Me liga uns dias depois de novo. Estava na cadeia, mas tinha acesso ao telefone. Me pediu que fosse vê-la, e lhe levasse uns biscoitos. Fui, apavorado, claro. Era na rua da Relação, junto do DOPS. Me explicou em detalhe: você entra, cruza na diagonal o pátio, e chega à carceragem feminina. Manda me chamar. Foi o que fiz. Tinha uma cantina ali. Me sentaram na cantina, e em dois ou três minutos chega Yara com uma outra presa, as duas de uniforme de prisão, uma mulata. Me apresenta e vai explicando direto, é minha colega de cela, presa por prostituição e um pequeno roubo. Ficamos batendo papo ali, tomando guaraná e comendo os biscoitos que levei para Yara.
Saiu da prisão, e sei que fez carreira como professora universitária. Nos vimos há uns dez anos atrás, e em 2000, soube chocado que Yara tinha morrido num acidente de carro.
Nunca fui militante de grupo de esquerda.
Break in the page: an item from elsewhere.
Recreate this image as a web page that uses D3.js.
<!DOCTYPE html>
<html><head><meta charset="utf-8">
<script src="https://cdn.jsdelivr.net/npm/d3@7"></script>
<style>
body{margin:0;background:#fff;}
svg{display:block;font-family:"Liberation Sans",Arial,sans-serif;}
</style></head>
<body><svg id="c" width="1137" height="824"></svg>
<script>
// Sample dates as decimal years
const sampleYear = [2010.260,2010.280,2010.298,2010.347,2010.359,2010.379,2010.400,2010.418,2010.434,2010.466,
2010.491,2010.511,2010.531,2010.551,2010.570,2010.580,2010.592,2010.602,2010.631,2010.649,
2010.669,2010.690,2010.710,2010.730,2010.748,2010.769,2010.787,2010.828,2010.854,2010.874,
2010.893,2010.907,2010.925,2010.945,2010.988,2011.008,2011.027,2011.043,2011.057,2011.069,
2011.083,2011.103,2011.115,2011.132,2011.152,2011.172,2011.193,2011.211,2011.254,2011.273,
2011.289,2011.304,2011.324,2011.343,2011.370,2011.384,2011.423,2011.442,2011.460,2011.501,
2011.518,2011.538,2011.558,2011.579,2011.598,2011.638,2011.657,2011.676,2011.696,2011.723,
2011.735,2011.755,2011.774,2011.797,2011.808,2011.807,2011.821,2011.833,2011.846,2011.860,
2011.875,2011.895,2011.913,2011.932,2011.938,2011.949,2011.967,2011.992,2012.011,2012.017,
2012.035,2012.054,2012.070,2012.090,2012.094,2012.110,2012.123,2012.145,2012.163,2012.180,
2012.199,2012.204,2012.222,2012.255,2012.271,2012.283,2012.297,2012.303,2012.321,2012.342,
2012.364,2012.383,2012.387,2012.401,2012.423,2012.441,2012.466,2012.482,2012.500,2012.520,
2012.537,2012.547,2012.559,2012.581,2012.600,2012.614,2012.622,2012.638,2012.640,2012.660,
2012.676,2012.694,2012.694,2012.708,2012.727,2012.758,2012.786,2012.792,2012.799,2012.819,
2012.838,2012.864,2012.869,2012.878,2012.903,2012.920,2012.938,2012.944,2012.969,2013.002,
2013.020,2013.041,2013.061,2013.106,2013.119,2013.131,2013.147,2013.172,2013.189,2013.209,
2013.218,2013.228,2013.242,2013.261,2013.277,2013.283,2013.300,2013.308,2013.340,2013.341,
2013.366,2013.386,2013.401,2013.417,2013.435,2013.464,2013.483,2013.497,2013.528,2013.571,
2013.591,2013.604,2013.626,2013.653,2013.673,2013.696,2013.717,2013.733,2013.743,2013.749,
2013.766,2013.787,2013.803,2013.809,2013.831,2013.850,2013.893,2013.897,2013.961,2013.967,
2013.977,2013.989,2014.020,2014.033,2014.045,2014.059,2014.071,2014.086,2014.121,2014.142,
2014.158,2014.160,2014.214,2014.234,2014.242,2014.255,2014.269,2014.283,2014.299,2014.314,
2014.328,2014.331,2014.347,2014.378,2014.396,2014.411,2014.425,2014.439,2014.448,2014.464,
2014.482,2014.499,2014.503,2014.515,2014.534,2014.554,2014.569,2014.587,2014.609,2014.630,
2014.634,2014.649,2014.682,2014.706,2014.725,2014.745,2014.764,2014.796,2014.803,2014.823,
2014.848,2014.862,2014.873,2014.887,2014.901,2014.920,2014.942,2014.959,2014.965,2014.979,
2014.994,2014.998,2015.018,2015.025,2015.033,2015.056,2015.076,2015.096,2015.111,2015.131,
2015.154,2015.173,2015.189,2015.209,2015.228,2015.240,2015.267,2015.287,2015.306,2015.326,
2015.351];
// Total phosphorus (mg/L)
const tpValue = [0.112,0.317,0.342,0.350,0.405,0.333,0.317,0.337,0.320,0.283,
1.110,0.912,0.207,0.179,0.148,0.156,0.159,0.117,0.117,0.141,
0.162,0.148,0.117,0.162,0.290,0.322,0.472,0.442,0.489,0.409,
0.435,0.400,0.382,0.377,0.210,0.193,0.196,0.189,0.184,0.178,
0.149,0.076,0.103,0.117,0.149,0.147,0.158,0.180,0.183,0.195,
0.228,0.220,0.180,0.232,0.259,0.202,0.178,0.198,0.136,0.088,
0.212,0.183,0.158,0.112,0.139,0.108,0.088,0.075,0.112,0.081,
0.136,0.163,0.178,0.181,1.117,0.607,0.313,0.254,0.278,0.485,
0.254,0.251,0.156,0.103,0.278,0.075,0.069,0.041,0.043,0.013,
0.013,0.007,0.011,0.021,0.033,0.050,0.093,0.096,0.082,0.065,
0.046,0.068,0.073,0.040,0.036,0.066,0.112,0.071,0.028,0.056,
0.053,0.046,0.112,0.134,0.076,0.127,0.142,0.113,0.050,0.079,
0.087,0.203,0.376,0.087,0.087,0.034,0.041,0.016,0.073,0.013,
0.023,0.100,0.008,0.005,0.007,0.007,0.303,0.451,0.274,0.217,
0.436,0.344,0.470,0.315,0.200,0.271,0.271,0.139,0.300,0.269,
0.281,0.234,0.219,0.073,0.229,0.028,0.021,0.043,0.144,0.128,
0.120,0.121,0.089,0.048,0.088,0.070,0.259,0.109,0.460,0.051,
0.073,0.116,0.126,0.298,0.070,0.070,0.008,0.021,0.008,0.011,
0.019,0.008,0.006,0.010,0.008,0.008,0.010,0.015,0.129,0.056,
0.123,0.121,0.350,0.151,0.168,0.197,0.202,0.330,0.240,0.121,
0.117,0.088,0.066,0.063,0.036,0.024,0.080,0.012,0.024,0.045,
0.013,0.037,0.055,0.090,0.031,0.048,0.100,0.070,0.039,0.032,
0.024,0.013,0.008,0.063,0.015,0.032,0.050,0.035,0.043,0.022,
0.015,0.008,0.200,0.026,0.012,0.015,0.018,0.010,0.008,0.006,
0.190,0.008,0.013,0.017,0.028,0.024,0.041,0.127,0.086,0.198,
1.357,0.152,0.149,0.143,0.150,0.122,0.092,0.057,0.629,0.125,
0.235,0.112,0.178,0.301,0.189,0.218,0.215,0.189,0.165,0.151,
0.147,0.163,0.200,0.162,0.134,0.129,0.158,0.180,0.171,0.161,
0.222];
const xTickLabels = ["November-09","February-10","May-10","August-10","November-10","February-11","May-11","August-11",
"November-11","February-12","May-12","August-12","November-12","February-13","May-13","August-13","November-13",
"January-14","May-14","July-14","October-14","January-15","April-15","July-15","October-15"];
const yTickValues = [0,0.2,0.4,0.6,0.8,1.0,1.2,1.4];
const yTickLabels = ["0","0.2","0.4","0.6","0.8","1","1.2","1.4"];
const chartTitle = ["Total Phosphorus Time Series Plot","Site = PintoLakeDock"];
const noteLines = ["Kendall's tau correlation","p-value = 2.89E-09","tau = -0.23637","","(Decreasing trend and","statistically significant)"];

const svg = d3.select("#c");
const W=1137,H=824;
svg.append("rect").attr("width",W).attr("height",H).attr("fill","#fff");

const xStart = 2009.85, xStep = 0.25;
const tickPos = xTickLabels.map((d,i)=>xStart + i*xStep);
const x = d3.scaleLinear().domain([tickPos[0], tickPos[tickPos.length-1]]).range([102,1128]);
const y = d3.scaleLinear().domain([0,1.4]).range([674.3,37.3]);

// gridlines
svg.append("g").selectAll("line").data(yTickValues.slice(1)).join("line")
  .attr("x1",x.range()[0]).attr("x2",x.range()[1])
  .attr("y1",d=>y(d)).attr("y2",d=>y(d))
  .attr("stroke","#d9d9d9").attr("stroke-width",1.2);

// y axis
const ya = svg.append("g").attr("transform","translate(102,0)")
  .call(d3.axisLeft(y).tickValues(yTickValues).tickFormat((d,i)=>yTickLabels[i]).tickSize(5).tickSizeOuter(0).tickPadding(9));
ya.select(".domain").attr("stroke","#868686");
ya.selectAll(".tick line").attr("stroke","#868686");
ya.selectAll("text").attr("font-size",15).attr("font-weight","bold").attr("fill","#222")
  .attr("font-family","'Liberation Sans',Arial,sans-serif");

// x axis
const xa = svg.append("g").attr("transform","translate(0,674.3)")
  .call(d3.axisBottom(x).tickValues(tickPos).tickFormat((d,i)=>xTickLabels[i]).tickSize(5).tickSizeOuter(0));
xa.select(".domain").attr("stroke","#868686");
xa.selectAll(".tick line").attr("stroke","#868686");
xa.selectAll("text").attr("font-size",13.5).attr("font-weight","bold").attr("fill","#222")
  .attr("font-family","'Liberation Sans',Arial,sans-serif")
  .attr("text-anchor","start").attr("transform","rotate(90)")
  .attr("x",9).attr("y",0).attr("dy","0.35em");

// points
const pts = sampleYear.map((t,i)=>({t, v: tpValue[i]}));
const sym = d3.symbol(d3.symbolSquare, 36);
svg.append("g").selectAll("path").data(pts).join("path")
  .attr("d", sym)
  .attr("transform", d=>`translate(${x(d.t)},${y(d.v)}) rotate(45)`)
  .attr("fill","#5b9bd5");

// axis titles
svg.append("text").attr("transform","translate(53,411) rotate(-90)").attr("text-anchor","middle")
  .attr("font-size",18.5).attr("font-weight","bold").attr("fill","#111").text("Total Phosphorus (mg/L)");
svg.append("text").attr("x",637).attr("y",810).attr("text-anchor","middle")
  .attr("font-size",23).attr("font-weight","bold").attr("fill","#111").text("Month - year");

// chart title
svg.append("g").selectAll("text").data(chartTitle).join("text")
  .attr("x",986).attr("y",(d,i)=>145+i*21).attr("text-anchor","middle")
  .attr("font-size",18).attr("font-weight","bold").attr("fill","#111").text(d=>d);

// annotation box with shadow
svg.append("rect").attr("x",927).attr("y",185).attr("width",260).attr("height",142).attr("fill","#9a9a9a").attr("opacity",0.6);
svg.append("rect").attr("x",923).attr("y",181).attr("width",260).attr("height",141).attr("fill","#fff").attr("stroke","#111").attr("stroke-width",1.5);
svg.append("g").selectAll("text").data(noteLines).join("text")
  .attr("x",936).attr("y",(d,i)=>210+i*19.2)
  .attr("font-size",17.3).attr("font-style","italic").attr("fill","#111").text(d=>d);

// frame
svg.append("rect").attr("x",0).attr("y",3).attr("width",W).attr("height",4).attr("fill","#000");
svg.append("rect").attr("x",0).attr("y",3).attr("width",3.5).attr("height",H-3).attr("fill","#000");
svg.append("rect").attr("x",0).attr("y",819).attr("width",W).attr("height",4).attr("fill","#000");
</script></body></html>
Por que agi, então, desse jeito, me arriscando para defender gente que às vezes nem conhecia, ou mal conhecia? A resposta é simples. Tem uma versão fresca: noblesse oblige. Tem outra, que esclarece meus motivos: questão de decência humana. Imperativo moral. Solidariedade. Luta contra a canalhice, contra a indignidade.
E isso é o significado de: noblesse oblige.